The bill was vetoed by Governor Jay Nixon, a Democrat, but the veto was overridden by the House and fell two votes short in the Senate.
It is difficult, however, to determine how effective this nullification bill would have been because it did not nullify a specific law that had been passed. Once a federal gun bill is passed that is proved an infringement, the Legislature would have to come back and agree to a bill nullifying it.
Missouri also made an attempt to nullify the Affordable Care Act (ACA). In April, a Missouri House Republicans introduced House Bill 995, which would make it a felony to enforce the new health care law. The bill never made it through the Senate.
A similar bill in South Carolina passed the House making it a felony to enforce "unconstitutional laws." The South Carolina bill also never made it out of its upper chamber.
Colorado famously passed ballot initiatives last year making small amounts of marijuana legal. This marked one of the bolder efforts made by a state to nullify a federal law. The Obama administration shortly after said it would not make a priority of policing marijuana use in Colorado.
On a similar note, other states, as politically disparate as Vermont and Kentucky, have made efforts to legalize hemp.
In Vermont, the bill became law with the governor's signature. Kentucky's, which would allow hemp cultivation for industrial purposes, has the support of U.S. Senators Mitch McConnell and Rand Paul, as well as the state's 4th district U.S. Rep. Thomas Massie. However, the Kentucky effort is contingent on the federal government lifting its ban on industrial hemp.
In California, the Golden State has made a pair of efforts to go its own way regarding immigration enforcement. First, the state Legislature passed the TRUST Act, which means state law enforcement officials would only turn over a limited number of people subject to deportation.
A spokesman for the Federation for American Immigration Reform (FAIR) says California is essentially issuing a veto on federal immigration laws, while still allowing the federal government to come in and enforce the laws itself. So, the TRUST Act differs from other state nullification efforts by not making an effort to criminalize federal enforcement of it.
A second endeavor includes a recent law signed by Governor Jerry Brown to grant driver's licenses to illegal immigrants. The Department of Motor Vehicles will determine which applicants receive licenses. This too flies contrary to an established 1994 law banning driver's licenses for illegal immigrants.

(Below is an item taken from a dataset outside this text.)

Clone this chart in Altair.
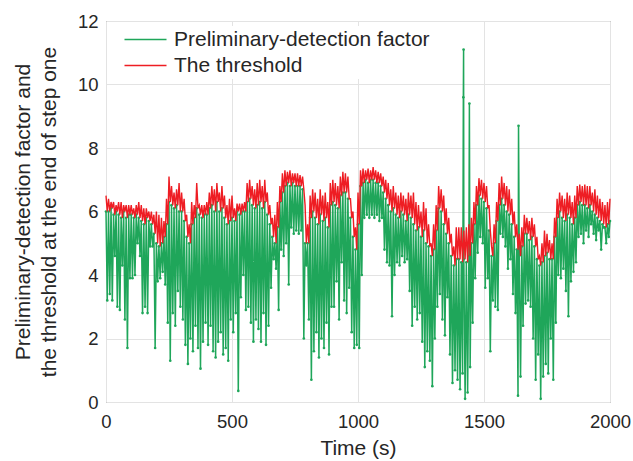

Earlier this summer, I reported that some of the cities with the highest rates of gun violence have some of the lowest rates of enforcement. This marks nullification of another sort. A combination of factors play in to lax enforcement, but the result remains the same: states are refusing to enforce federal statutes and the federal government does little to force the issue.
Several states have made efforts to stop enforcement of laws it finds objectionable. Some efforts have been for show or do not actually nullify or counteract anything. Others are clearly substantive and formally work in defiance of established federal law.